ISLANDERS are being urged to support a move to make La Frégate Café a listed building after a similar public campaign in the UK helped to preserve a Swindon leisure centre.
The Waterfront café is under threat as part of major plans from the Jersey Development Company to redevelop the area. Their proposals include removing the café so that the sea wall and nearby land levels can be raised to protect the Jardins de la Mer area from flooding.
However, the Twentieth Century Society is leading calls to give the building listed status and has urged the public to throw their support behind the campaign. The UK charity – which has led a number of projects to preserve buildings with architectural significance – has applied for La Frégate to have listed status.
The café was built in 1997 and is one of the earliest works by Stirling-Prize-winning architect Will Alsop.
The government is currently deciding whether it should be listed and Oli Marshall, campaign manager for the Twentieth Century Society, has asked Islanders to support the initiative.
He said: ‘We have seen so many campaigns that have been in the balance but ultimately one of the things that has tipped it has been public support. It is difficult to say whether that directly affects a decision to list a building but the atmosphere around a project is certainly difficult to ignore.’
Mr Marshall described how a similar campaign had saved the Oasis Leisure Centre in Swindon, a facility that is known for having been the inspiration behind the name of rock-Britpop band Oasis. The leisure centre was awarded grade-two listed status in December following a wave of public support – including the formation of a ‘Save Oasis Swindon’ community group to protect it from redevelopment.

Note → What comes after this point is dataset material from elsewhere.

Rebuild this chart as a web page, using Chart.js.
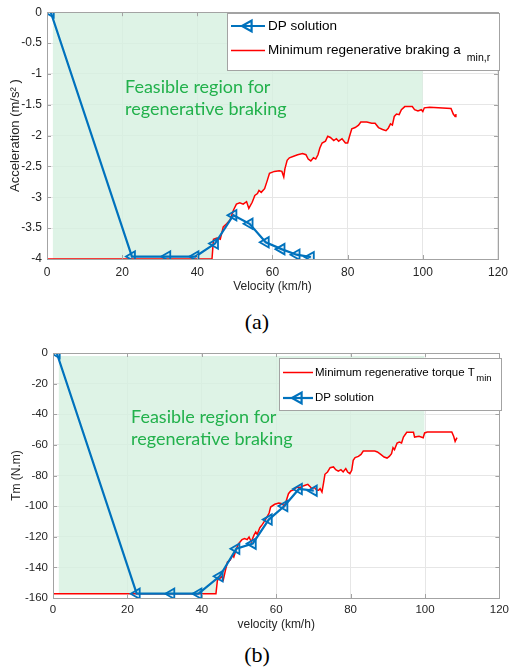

Commenting on the public reaction to the La Frégate café campaign, Mr Marshall added: ‘It is certainly a project that has attracted more interest than most in terms of engagement on social media and it was also picked up by a few news outlets. Of the feedback I have seen it has, overall, been in favour of keeping or relocating the café – although it is worth noting that a lot of the people that follow and engage with us are planners and practising architects.
‘Just because La Frégate café is not a couple of centuries old doesn’t mean we shouldn’t try to save it. The architecture of today is the heritage of tomorrow.’
A government spokesperson said: ‘This matter is being progressed in accordance with the prescribed process for listing, which needs to be followed before the matter is determined.’
Mr Marshall said: ‘It can be quite a lengthy process unless something is under immediate threat and the bulldozers are about to move in – sometimes that spurs a quick response but often it can take many months or in some cases, years.’
He added: ‘I think it is good that it is something they are reviewing and that they are assessing its heritage value. It is not an indicator of what the outcome will be, it just shows that they are going through that process.’